_Direction_
Restate the whole listing word for word. Pictures are left out.
*** Data extract
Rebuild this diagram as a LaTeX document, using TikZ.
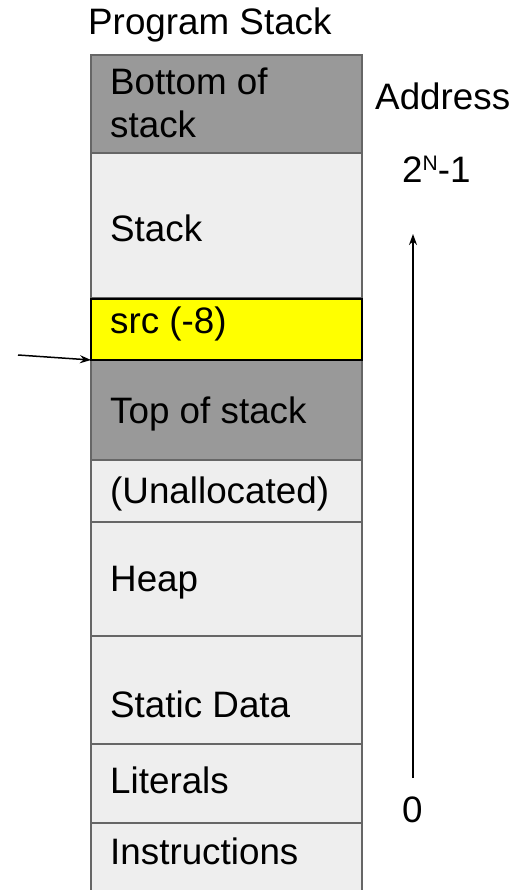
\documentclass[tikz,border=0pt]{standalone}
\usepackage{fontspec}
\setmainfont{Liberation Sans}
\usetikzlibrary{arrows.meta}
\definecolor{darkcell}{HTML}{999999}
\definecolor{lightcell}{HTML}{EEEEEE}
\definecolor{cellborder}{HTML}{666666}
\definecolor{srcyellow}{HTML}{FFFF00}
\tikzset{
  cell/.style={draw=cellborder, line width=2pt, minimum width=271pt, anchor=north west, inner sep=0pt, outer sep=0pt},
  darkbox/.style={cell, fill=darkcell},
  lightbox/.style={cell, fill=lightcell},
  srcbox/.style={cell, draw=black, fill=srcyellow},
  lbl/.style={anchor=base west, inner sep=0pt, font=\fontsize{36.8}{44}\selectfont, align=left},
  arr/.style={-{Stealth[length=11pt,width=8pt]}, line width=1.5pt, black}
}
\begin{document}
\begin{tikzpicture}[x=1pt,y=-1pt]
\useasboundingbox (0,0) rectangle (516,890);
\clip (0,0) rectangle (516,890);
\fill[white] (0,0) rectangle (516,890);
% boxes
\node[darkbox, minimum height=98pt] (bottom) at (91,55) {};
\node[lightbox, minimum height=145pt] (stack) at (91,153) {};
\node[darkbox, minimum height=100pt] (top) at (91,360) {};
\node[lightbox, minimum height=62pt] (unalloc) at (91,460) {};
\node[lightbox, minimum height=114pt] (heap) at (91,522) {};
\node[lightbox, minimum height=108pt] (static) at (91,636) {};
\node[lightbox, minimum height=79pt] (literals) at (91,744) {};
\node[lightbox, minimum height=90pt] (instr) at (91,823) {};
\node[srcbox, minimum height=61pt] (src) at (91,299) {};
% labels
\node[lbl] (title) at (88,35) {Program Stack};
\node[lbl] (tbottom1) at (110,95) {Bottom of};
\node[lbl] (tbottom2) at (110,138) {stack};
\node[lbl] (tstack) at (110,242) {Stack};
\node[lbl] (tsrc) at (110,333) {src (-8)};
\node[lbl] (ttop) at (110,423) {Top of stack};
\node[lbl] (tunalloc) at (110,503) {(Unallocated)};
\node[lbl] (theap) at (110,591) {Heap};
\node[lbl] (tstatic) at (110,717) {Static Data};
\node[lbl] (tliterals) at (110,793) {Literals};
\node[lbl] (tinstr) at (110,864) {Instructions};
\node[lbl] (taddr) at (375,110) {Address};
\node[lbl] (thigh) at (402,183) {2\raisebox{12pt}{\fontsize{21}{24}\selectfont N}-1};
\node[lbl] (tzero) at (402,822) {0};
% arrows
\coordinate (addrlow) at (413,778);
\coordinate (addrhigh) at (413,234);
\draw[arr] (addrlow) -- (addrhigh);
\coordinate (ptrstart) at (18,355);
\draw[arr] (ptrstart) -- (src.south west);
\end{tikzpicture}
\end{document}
******
_Result of this task_
Rebuild this diagram as a LaTeX document, using TikZ.
\documentclass[tikz,border=0pt]{standalone}
\usepackage{fontspec}
\setmainfont{Liberation Sans}
\usetikzlibrary{arrows.meta}
\definecolor{darkcell}{HTML}{999999}
\definecolor{lightcell}{HTML}{EEEEEE}
\definecolor{cellborder}{HTML}{666666}
\definecolor{srcyellow}{HTML}{FFFF00}
\tikzset{
  cell/.style={draw=cellborder, line width=2pt, minimum width=271pt, anchor=north west, inner sep=0pt, outer sep=0pt},
  darkbox/.style={cell, fill=darkcell},
  lightbox/.style={cell, fill=lightcell},
  srcbox/.style={cell, draw=black, fill=srcyellow},
  lbl/.style={anchor=base west, inner sep=0pt, font=\fontsize{36.8}{44}\selectfont, align=left},
  arr/.style={-{Stealth[length=11pt,width=8pt]}, line width=1.5pt, black}
}
\begin{document}
\begin{tikzpicture}[x=1pt,y=-1pt]
\useasboundingbox (0,0) rectangle (516,890);
\clip (0,0) rectangle (516,890);
\fill[white] (0,0) rectangle (516,890);
% boxes
\node[darkbox, minimum height=98pt] (bottom) at (91,55) {};
\node[lightbox, minimum height=145pt] (stack) at (91,153) {};
\node[darkbox, minimum height=100pt] (top) at (91,360) {};
\node[lightbox, minimum height=62pt] (unalloc) at (91,460) {};
\node[lightbox, minimum height=114pt] (heap) at (91,522) {};
\node[lightbox, minimum height=108pt] (static) at (91,636) {};
\node[lightbox, minimum height=79pt] (literals) at (91,744) {};
\node[lightbox, minimum height=90pt] (instr) at (91,823) {};
\node[srcbox, minimum height=61pt] (src) at (91,299) {};
% labels
\node[lbl] (title) at (88,35) {Program Stack};
\node[lbl] (tbottom1) at (110,95) {Bottom of};
\node[lbl] (tbottom2) at (110,138) {stack};
\node[lbl] (tstack) at (110,242) {Stack};
\node[lbl] (tsrc) at (110,333) {src (-8)};
\node[lbl] (ttop) at (110,423) {Top of stack};
\node[lbl] (tunalloc) at (110,503) {(Unallocated)};
\node[lbl] (theap) at (110,591) {Heap};
\node[lbl] (tstatic) at (110,717) {Static Data};
\node[lbl] (tliterals) at (110,793) {Literals};
\node[lbl] (tinstr) at (110,864) {Instructions};
\node[lbl] (taddr) at (375,110) {Address};
\node[lbl] (thigh) at (402,183) {2\raisebox{12pt}{\fontsize{21}{24}\selectfont N}-1};
\node[lbl] (tzero) at (402,822) {0};
% arrows
\coordinate (addrlow) at (413,778);
\coordinate (addrhigh) at (413,234);
\draw[arr] (addrlow) -- (addrhigh);
\coordinate (ptrstart) at (18,355);
\draw[arr] (ptrstart) -- (src.south west);
\end{tikzpicture}
\end{document}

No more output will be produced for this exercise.